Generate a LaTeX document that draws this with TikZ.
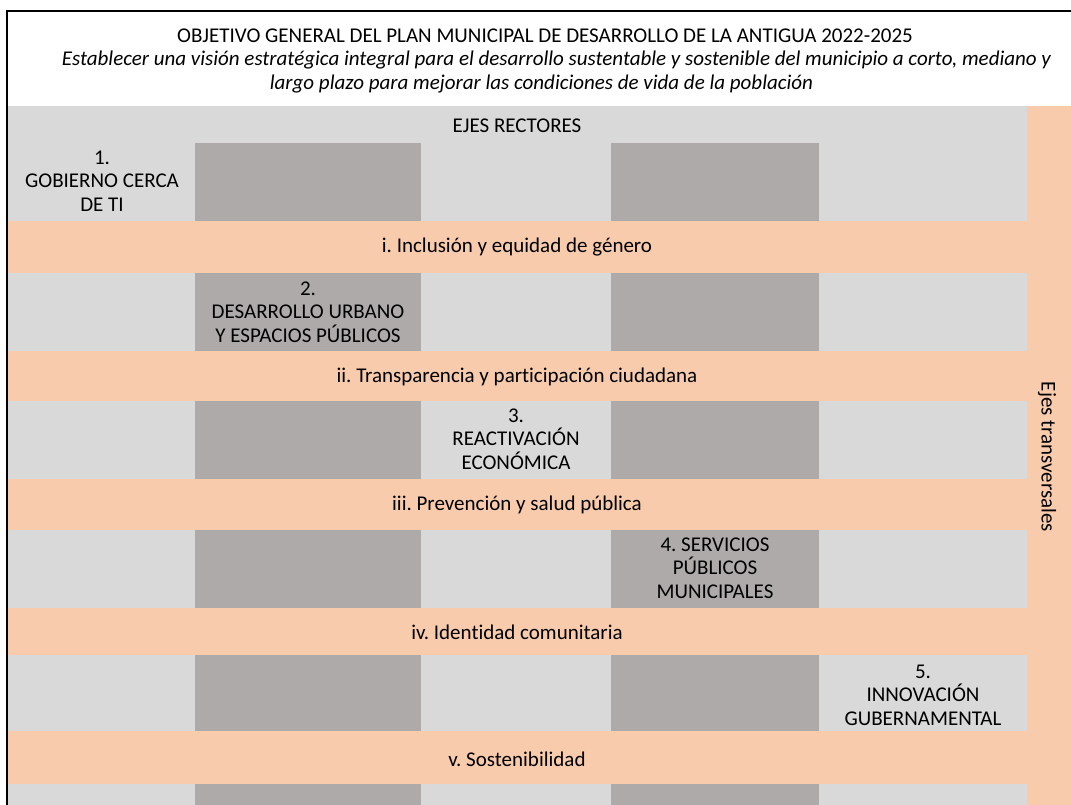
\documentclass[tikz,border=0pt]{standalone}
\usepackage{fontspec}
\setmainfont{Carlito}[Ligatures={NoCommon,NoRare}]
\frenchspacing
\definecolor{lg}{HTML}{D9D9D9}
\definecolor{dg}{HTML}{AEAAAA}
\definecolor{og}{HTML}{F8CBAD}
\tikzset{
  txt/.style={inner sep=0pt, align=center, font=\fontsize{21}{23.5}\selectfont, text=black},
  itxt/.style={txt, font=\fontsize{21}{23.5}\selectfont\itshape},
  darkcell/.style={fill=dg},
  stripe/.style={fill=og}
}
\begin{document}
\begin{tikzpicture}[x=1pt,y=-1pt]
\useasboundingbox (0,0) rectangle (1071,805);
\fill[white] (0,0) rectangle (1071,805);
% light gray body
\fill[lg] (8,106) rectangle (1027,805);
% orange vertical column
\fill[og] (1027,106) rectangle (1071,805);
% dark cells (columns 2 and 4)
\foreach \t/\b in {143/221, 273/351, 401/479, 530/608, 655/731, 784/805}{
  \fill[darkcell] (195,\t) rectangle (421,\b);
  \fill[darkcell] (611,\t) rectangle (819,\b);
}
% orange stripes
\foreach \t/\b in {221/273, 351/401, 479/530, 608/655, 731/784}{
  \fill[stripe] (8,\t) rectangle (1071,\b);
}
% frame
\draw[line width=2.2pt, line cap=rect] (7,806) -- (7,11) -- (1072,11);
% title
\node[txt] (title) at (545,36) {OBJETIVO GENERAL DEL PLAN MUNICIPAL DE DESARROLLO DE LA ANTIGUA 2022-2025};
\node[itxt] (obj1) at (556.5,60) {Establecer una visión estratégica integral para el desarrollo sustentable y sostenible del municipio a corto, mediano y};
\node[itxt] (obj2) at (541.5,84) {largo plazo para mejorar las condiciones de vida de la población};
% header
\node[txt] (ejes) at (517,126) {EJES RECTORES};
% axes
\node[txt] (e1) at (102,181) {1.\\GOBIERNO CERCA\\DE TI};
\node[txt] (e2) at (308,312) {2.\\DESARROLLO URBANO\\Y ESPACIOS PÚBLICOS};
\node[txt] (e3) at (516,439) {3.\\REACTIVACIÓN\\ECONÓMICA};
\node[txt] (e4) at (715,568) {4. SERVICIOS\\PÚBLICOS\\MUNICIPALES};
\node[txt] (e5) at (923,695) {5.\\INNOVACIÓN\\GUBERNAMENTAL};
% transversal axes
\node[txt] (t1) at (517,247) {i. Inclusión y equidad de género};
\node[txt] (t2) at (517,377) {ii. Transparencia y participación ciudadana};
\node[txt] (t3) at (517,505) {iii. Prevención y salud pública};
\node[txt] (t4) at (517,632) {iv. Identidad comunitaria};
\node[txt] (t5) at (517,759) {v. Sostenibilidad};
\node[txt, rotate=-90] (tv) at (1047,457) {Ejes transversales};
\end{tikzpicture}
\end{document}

□ □ □ □ □ □ □

= WRITTEN TASK =
Make an exact copy of the data, leaving its pictures out.

= WORKED SOLUTION =
Generate a LaTeX document that draws this with TikZ.
\documentclass[tikz,border=0pt]{standalone}
\usepackage{fontspec}
\setmainfont{Carlito}[Ligatures={NoCommon,NoRare}]
\frenchspacing
\definecolor{lg}{HTML}{D9D9D9}
\definecolor{dg}{HTML}{AEAAAA}
\definecolor{og}{HTML}{F8CBAD}
\tikzset{
  txt/.style={inner sep=0pt, align=center, font=\fontsize{21}{23.5}\selectfont, text=black},
  itxt/.style={txt, font=\fontsize{21}{23.5}\selectfont\itshape},
  darkcell/.style={fill=dg},
  stripe/.style={fill=og}
}
\begin{document}
\begin{tikzpicture}[x=1pt,y=-1pt]
\useasboundingbox (0,0) rectangle (1071,805);
\fill[white] (0,0) rectangle (1071,805);
% light gray body
\fill[lg] (8,106) rectangle (1027,805);
% orange vertical column
\fill[og] (1027,106) rectangle (1071,805);
% dark cells (columns 2 and 4)
\foreach \t/\b in {143/221, 273/351, 401/479, 530/608, 655/731, 784/805}{
  \fill[darkcell] (195,\t) rectangle (421,\b);
  \fill[darkcell] (611,\t) rectangle (819,\b);
}
% orange stripes
\foreach \t/\b in {221/273, 351/401, 479/530, 608/655, 731/784}{
  \fill[stripe] (8,\t) rectangle (1071,\b);
}
% frame
\draw[line width=2.2pt, line cap=rect] (7,806) -- (7,11) -- (1072,11);
% title
\node[txt] (title) at (545,36) {OBJETIVO GENERAL DEL PLAN MUNICIPAL DE DESARROLLO DE LA ANTIGUA 2022-2025};
\node[itxt] (obj1) at (556.5,60) {Establecer una visión estratégica integral para el desarrollo sustentable y sostenible del municipio a corto, mediano y};
\node[itxt] (obj2) at (541.5,84) {largo plazo para mejorar las condiciones de vida de la población};
% header
\node[txt] (ejes) at (517,126) {EJES RECTORES};
% axes
\node[txt] (e1) at (102,181) {1.\\GOBIERNO CERCA\\DE TI};
\node[txt] (e2) at (308,312) {2.\\DESARROLLO URBANO\\Y ESPACIOS PÚBLICOS};
\node[txt] (e3) at (516,439) {3.\\REACTIVACIÓN\\ECONÓMICA};
\node[txt] (e4) at (715,568) {4. SERVICIOS\\PÚBLICOS\\MUNICIPALES};
\node[txt] (e5) at (923,695) {5.\\INNOVACIÓN\\GUBERNAMENTAL};
% transversal axes
\node[txt] (t1) at (517,247) {i. Inclusión y equidad de género};
\node[txt] (t2) at (517,377) {ii. Transparencia y participación ciudadana};
\node[txt] (t3) at (517,505) {iii. Prevención y salud pública};
\node[txt] (t4) at (517,632) {iv. Identidad comunitaria};
\node[txt] (t5) at (517,759) {v. Sostenibilidad};
\node[txt, rotate=-90] (tv) at (1047,457) {Ejes transversales};
\end{tikzpicture}
\end{document}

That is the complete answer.